Il confronto finale: cosa rivela davvero l’identità del “serial killer” di Emily

Stana Katic in Absentia

Il cuore dell’episodio finale ruota intorno alla scoperta della figura del dottor Conrad Harlow, l’uomo apparentemente responsabile del rapimento di Emily e dei sei anni di torture subite in cattività. Tuttavia, il finale rivela che la verità è molto più complessa: Harlow non era l’unico colpevole ma parte di una rete più ampia, orchestrata dal dottor Charles Gibbs, il vero manipolatore psicologico dietro le sparizioni e gli esperimenti di controllo.

Questa rivelazione ribalta la narrazione iniziale. Emily non è soltanto una vittima: è il soggetto di un esperimento programmato, mirato a trasformarla in un’arma, un individuo condizionato attraverso traumi e imprinting neurologici. Il finale restituisce allo spettatore un’immagine della protagonista che trascende il classico tropo della donna scomparsa: Emily diventa la prova vivente di quanto la mente umana possa essere pilotata e frantumata da figure di potere capaci di manipolare memoria e identità.

Le verità sulla memoria di Emily: tra ricordi indotti, traumi e colpa

Uno degli elementi centrali della serie è la memoria frammentata di Emily, costantemente perseguitata da flashback distorti e allucinatori. Nel finale si comprende che molti di quei ricordi non erano semplici traumi repressi, ma suggestioni costruite per orientare il suo comportamento. Il dottor Gibbs aveva metodicamente lavorato per creare in lei una narrazione interna di colpa e violenza, affinché Emily stessa dubitasse della propria innocenza.

Questa dimensione porta a una domanda fondamentale: fino a che punto Emily può fidarsi di ciò che ricorda? Il finale suggerisce che la sua identità è stata riscritta e che il concetto stesso di verità è ambiguo. Non esistono certezze, ma solo frammenti da ricomporre. È per questo che la sua reazione emotiva appare così complessa: Emily non si percepisce come completamente innocente, e sente il peso di un passato che non le appartiene pienamente ma che condiziona ogni sua scelta.

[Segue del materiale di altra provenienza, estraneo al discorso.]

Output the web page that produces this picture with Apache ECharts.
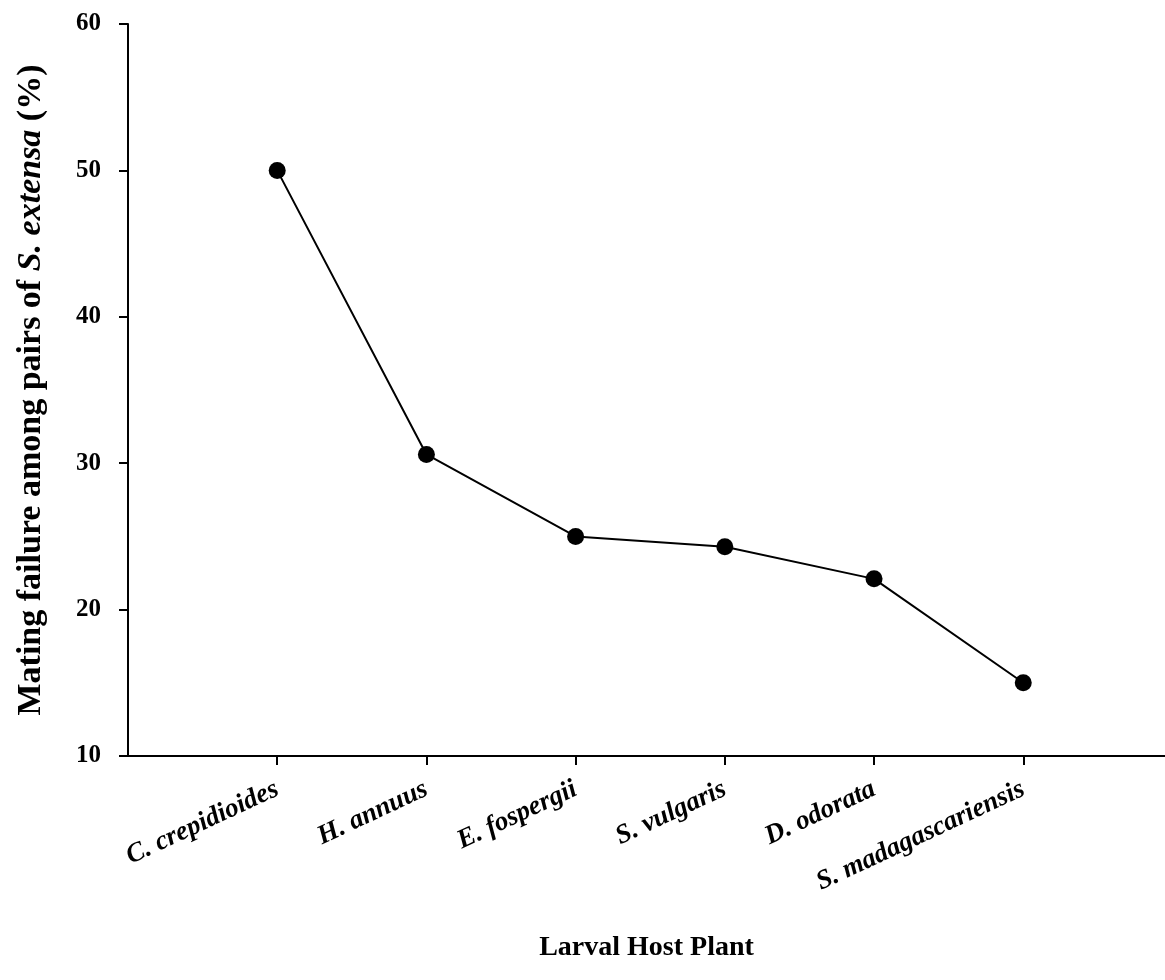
<!DOCTYPE html>
<html>
<head>
<meta charset="utf-8">
<script src="https://cdn.jsdelivr.net/npm/echarts@6/dist/echarts.min.js"></script>
<style>
  html, body { margin: 0; padding: 0; background: #fff; }
  #chart { width: 1165px; height: 980px; }
</style>
</head>
<body>
<div id="chart"></div>
<script>
const categories = ['C. crepidioides', 'H. annuus', 'E. fospergii', 'S. vulgaris', 'D. odorata', 'S. madagascariensis'];
const failureValues = [50.0, 30.6, 25.0, 24.3, 22.1, 15.0];
const yTicks = { min: 10, max: 60, interval: 10 };

const FONT = '"Liberation Serif", "Times New Roman", serif';
const chart = echarts.init(document.getElementById('chart'), null, { renderer: 'canvas' });

const points = failureValues.map((v, i) => [i + 1, v]);

chart.setOption({
  animation: false,
  backgroundColor: '#fff',
  grid: { left: 128, right: 0, top: 24, bottom: 224, containLabel: false },
  xAxis: {
    type: 'value',
    min: 0,
    max: 6.95,
    interval: 1,
    splitLine: { show: false },
    axisLine: { show: true, lineStyle: { color: '#000', width: 2 } },
    axisTick: {
      show: true, length: 9, inside: false,
      lineStyle: { color: '#000', width: 2 },
      customValues: categories.map((c, i) => i + 1)
    },
    axisLabel: {
      show: true,
      customValues: categories.map((c, i) => i + 1),
      formatter: v => categories[Math.round(v) - 1] || '',
      rotate: 25,
      margin: 32,
      fontFamily: FONT,
      fontSize: 27,
      fontWeight: 'bold',
      fontStyle: 'italic',
      color: '#000'
    },
    name: 'Larval Host Plant',
    nameLocation: 'middle',
    nameGap: 178,
    nameTextStyle: { fontFamily: FONT, fontSize: 28, fontWeight: 'bold', color: '#000' }
  },
  yAxis: {
    type: 'value',
    min: yTicks.min,
    max: yTicks.max,
    interval: yTicks.interval,
    splitLine: { show: false },
    axisLine: { show: true, lineStyle: { color: '#000', width: 2 } },
    axisTick: { show: true, length: 9, inside: false, lineStyle: { color: '#000', width: 2 } },
    axisLabel: {
      margin: 27,
      fontFamily: FONT,
      fontSize: 25,
      fontWeight: 'bold',
      color: '#000'
    },
    name: '{b|Mating failure among pairs of }{i|S. extensa}{b| (%)}',
    nameLocation: 'middle',
    nameGap: 80,
    nameTextStyle: {
      fontFamily: FONT, fontSize: 34, fontWeight: 'bold', color: '#000',
      rich: {
        b: { fontFamily: FONT, fontSize: 34, fontWeight: 'bold', color: '#000' },
        i: { fontFamily: FONT, fontSize: 34, fontWeight: 'bold', fontStyle: 'italic', color: '#000' }
      }
    }
  },
  series: [{
    type: 'line',
    data: points,
    symbol: 'circle',
    symbolSize: 17,
    itemStyle: { color: '#000' },
    lineStyle: { color: '#000', width: 2 },
    clip: false
  }]
});
</script>
</body>
</html>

La trasformazione della protagonista: cosa significa la scena finale al bosco

Absentia

Il momento conclusivo della stagione mostra Emily che affronta Gibbs in un bosco isolato. Dopo un confronto fisico e psicologico estenuante, Emily lo uccide, rompendo simbolicamente l’ultimo legame con l’uomo che aveva orchestrato la distruzione della sua identità. L’omicidio non è soltanto un atto di sopravvivenza: rappresenta la decisione di Emily di non essere più una vittima.

Ma la scena è costruita per suggerire più livelli di lettura. Sul piano narrativo, la morte di Gibbs sembra portare alla fine del ciclo di manipolazioni; sul piano tematico, però, l’ombra del controllo rimane. Emily resta sola, ferita, consapevole che la liberazione non coincide con la guarigione. Il fatto che non si consegni alla polizia, scegliendo invece di scomparire nel bosco, indica che non si sente pronta – o degna – di tornare nella sua vita precedente.

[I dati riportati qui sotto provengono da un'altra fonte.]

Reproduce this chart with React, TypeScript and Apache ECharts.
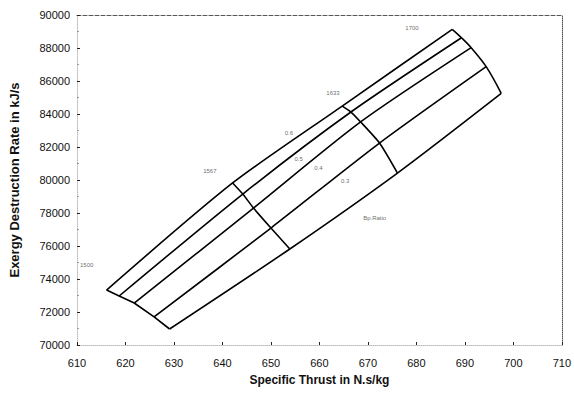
import React, { useEffect, useRef } from "react";
import * as echarts from "echarts";

// Carpet plot nodes: one array per temperature cross-line, points ordered from top curve to bottom curve
const temperatures = ["1500", "1567", "1633", "1700"];
const ratioLabels = ["0.6", "0.5", "0.4", "0.3"];

const thrustT1 = [616.1, 618.7, 621.8, 625.9, 629.1];
const exergyT1 = [73330, 72970, 72545, 71700, 70970];
const thrustT2 = [642.1, 644.2, 646.4, 650.0, 653.9];
const exergyT2 = [79820, 79150, 78300, 77090, 75820];
const thrustT3 = [664.7, 666.5, 668.5, 672.4, 676.1];
const exergyT3 = [84480, 84120, 83520, 82240, 80420];
const thrustT4 = [687.4, 689.3, 691.3, 694.4, 697.5];
const exergyT4 = [89130, 88620, 88020, 86870, 85250];

// label anchor positions (data coordinates)
const tempLabelX = [612.0, 637.4, 662.8, 679.1];
const tempLabelY = [74840, 80540, 85270, 89210];
const ratioLabelX = [653.7, 655.7, 659.8, 665.3];
const ratioLabelY = [82850, 81270, 80730, 79940];
const noteLabel = { text: "Bp.Ratio", x: 671.4, y: 77700 };

const xTicks = { min: 610, max: 710, interval: 10 };
const yTicks = { min: 70000, max: 90000, interval: 2000 };

const crossSmooth = [0, 0.15, 0.2, 0.35];

export default function App() {
  const ref = useRef<HTMLDivElement>(null);
  useEffect(() => {
    if (!ref.current) return;
    const chart = echarts.init(ref.current, null, { renderer: "svg" });
    const thrust = [thrustT1, thrustT2, thrustT3, thrustT4];
    const exergy = [exergyT1, exergyT2, exergyT3, exergyT4];
    const lineStyle = { color: "#000", width: 1.6 };
    const series: any[] = [];
    // cross lines (constant temperature)
    for (let t = 0; t < thrust.length; t++) {
      series.push({
        type: "line",
        name: "T" + temperatures[t],
        data: thrust[t].map((x, i) => [x, exergy[t][i]]),
        smooth: crossSmooth[t],
        symbol: "none",
        lineStyle,
        silent: true,
      });
    }
    // curves (constant ratio)
    for (let c = 0; c < thrustT1.length; c++) {
      series.push({
        type: "line",
        name: "C" + c,
        data: thrust.map((arr, t) => [arr[c], exergy[t][c]]),
        smooth: 0.25,
        symbol: "none",
        lineStyle,
        silent: true,
      });
    }
    const labelData = [
      ...temperatures.map((n, i) => ({ name: n, value: [tempLabelX[i], tempLabelY[i]] })),
      ...ratioLabels.map((n, i) => ({ name: n, value: [ratioLabelX[i], ratioLabelY[i]] })),
      { name: noteLabel.text, value: [noteLabel.x, noteLabel.y] },
    ];
    series.push({
      type: "scatter",
      symbolSize: 1,
      itemStyle: { color: "rgba(0,0,0,0)" },
      data: labelData,
      label: {
        show: true,
        position: "inside",
        formatter: (p: any) => p.name,
        fontSize: 6,
        color: "#444",
        fontFamily: "Liberation Sans",
      },
      silent: true,
    });

    const axisFont = { fontFamily: "Liberation Sans", color: "#111", fontSize: 11 };
    chart.setOption({
      animation: false,
      backgroundColor: "#fff",
      grid: { left: 75, right: 7, top: 15, bottom: 51 },
      xAxis: [
        {
          type: "value",
          ...xTicks,
          name: "Specific Thrust in N.s/kg",
          nameLocation: "middle",
          nameGap: 29,
          nameTextStyle: { fontFamily: "Liberation Sans", fontWeight: "bold", fontSize: 12, color: "#111" },
          axisLine: { show: true, lineStyle: { color: "#bbb", type: "dotted", width: 1 } },
          axisTick: { show: true, inside: true, length: 3, lineStyle: { color: "#222" } },
          axisLabel: { ...axisFont, margin: 12, formatter: (v: number) => String(v) },
          splitLine: { show: false },
        },
        {
          type: "value",
          ...xTicks,
          position: "top",
          axisLine: { show: true, lineStyle: { color: "#555", type: "dashed", width: 1 } },
          axisTick: { show: false },
          axisLabel: { show: false },
          splitLine: { show: false },
        },
      ],
      yAxis: [
        {
          type: "value",
          ...yTicks,
          name: "Exergy Destruction Rate in kJ/s",
          nameLocation: "middle",
          nameGap: 56,
          nameTextStyle: { fontFamily: "Liberation Sans", fontWeight: "bold", fontSize: 13, color: "#111" },
          axisLine: { show: true, lineStyle: { color: "#bbb", type: "dotted", width: 1 } },
          axisTick: { show: true, inside: true, length: 3, lineStyle: { color: "#222" } },
          minorTick: { show: true, splitNumber: 2, length: 2, lineStyle: { color: "#999" } },
          axisLabel: { ...axisFont, margin: 7, formatter: (v: number) => String(v) },
          splitLine: { show: false },
        },
        {
          type: "value",
          ...yTicks,
          position: "right",
          axisLine: { show: true, lineStyle: { color: "#555", type: "dotted", width: 1 } },
          axisTick: { show: false },
          axisLabel: { show: false },
          splitLine: { show: false },
        },
      ],
      series,
    });
    return () => chart.dispose();
  }, []);
  return <div ref={ref} style={{ width: 574, height: 396, position: "absolute", left: 0, top: 0 }} />;
}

Il finale lascia quindi aperta una domanda essenziale: Emily è libera o è diventata esattamente quello che Gibbs voleva? La serie non offre una risposta definitiva, e proprio questa ambivalenza alimenta la continuità narrativa verso la seconda stagione.

Il significato del finale: colpa, identità e la nascita di una nuova Emily Byrne

Nel complesso, il finale della Stagione 1 di Absentia non chiude solo una vicenda investigativa, ma inaugura un nuovo arco di trasformazione. Emily non è più la donna scomparsa o la vittima traumatizzata: diventa un’entità in ricostruzione, sospesa tra ciò che ricorda e ciò che le è stato imposto. La serie suggerisce che il vero dossier da decifrare non è il caso di omicidio, ma la psiche della protagonista.

Il senso ultimo del finale è proprio questo: la ricerca della verità non sta nei documenti o nei colpevoli, ma nella capacità di Emily di ricostruire se stessa, accettando che la sua identità è un terreno instabile e in continua ridefinizione. La scena conclusiva ci mostra una donna che sceglie la fuga non per paura, ma per autodifesa: Emily non vuole essere di nuovo manipolata da istituzioni, familiari o forze oscure che hanno abitato il suo passato. È questo gesto finale a trasformarla da sopravvissuta a protagonista della propria storia.